#### Task objective
Repeat everything from the line holding "Convert this chart to Plotly code." to the line holding "oil_palm_fibre = [14.89, 15.5, 17.41, 20.79]", inclusive, exactly. Leave out the rest.

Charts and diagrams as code
####################

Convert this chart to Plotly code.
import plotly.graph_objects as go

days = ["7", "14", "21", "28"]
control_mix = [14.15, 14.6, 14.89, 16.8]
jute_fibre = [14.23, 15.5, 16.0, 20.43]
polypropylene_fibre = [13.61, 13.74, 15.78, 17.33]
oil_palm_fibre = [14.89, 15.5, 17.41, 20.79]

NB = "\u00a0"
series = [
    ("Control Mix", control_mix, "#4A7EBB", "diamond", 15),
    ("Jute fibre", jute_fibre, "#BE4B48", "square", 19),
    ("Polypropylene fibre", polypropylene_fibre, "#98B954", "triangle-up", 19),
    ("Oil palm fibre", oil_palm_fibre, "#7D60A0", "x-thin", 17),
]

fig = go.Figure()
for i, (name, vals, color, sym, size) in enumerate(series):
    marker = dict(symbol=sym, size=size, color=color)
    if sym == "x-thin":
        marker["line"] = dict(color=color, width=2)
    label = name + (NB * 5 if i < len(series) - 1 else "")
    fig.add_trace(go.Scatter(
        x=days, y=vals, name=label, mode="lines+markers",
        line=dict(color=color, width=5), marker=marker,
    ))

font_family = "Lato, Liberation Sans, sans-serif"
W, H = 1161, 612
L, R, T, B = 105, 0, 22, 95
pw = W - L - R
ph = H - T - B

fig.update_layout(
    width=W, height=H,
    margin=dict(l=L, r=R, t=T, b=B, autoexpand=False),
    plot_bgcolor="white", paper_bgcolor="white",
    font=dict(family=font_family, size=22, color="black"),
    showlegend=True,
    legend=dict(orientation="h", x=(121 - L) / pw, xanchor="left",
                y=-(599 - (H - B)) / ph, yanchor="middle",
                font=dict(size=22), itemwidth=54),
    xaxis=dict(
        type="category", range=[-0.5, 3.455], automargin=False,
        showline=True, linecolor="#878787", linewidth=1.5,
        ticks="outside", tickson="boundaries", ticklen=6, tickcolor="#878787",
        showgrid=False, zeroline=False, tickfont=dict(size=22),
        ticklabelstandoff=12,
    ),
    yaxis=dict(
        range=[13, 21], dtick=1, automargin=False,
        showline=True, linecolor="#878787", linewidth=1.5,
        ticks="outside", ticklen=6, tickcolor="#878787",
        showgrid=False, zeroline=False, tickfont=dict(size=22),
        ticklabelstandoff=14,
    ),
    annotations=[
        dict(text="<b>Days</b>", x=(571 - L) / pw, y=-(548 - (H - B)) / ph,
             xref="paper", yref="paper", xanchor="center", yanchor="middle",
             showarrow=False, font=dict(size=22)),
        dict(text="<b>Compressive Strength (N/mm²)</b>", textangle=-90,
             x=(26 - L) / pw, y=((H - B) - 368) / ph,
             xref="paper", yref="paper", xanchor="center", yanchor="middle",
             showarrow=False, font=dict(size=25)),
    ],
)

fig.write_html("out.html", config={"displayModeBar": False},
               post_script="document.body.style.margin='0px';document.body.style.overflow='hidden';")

####################

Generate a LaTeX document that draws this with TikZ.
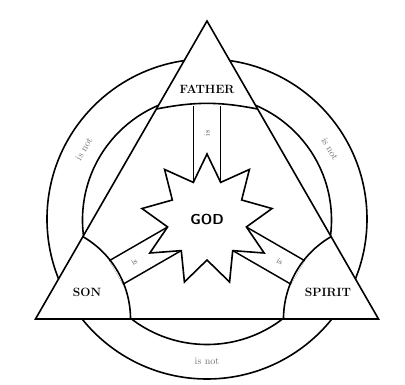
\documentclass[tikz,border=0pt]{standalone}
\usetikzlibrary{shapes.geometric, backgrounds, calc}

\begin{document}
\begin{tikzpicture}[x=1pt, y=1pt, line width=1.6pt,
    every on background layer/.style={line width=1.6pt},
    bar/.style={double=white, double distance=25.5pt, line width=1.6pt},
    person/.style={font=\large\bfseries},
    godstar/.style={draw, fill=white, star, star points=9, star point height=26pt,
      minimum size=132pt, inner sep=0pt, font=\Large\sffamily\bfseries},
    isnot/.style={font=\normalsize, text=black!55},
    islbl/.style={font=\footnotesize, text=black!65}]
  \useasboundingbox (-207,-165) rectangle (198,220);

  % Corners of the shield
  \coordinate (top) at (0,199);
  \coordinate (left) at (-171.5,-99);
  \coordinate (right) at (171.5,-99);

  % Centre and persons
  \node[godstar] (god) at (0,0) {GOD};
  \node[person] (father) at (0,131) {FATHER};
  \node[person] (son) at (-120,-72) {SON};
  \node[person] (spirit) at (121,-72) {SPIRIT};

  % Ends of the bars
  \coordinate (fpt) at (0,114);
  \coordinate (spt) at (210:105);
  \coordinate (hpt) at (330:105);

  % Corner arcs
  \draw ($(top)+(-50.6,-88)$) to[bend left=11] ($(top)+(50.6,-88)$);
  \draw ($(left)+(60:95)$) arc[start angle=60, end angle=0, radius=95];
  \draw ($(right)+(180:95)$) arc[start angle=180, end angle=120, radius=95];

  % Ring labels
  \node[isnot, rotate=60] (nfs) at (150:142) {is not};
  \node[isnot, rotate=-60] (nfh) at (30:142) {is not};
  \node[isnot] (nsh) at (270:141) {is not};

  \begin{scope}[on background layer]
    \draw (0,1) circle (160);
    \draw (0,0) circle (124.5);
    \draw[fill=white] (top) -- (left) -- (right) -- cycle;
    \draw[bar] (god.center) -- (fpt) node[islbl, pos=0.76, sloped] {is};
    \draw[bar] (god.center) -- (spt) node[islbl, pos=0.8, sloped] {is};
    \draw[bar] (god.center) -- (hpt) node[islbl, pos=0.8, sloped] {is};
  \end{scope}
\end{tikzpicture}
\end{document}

####################

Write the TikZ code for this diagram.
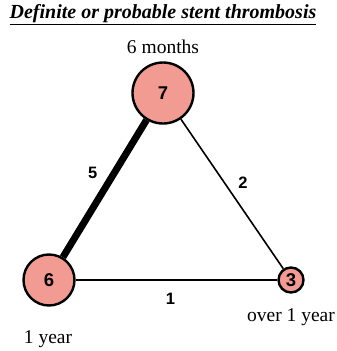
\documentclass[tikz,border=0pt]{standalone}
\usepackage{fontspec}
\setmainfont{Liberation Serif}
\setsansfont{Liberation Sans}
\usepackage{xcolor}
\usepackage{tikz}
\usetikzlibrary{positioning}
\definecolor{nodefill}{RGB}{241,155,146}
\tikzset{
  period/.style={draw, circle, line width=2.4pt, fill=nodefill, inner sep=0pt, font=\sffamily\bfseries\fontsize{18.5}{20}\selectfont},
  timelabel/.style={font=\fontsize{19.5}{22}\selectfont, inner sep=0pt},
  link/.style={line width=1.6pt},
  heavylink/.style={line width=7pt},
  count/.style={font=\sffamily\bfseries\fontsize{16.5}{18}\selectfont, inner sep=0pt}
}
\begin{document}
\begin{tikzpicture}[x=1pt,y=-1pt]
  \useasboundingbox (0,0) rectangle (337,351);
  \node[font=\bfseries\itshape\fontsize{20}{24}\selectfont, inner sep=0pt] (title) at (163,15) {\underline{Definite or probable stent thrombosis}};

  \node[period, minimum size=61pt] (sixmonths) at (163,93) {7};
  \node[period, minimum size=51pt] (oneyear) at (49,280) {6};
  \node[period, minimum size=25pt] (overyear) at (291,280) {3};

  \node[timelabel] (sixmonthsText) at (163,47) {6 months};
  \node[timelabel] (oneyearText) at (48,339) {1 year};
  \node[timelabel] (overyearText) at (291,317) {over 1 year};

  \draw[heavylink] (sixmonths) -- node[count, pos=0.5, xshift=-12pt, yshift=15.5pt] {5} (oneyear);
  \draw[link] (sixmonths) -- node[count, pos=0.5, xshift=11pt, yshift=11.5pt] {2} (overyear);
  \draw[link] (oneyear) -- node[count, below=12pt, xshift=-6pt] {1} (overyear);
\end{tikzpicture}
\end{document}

####################

#### The result
Convert this chart to Plotly code.
import plotly.graph_objects as go

days = ["7", "14", "21", "28"]
control_mix = [14.15, 14.6, 14.89, 16.8]
jute_fibre = [14.23, 15.5, 16.0, 20.43]
polypropylene_fibre = [13.61, 13.74, 15.78, 17.33]
oil_palm_fibre = [14.89, 15.5, 17.41, 20.79]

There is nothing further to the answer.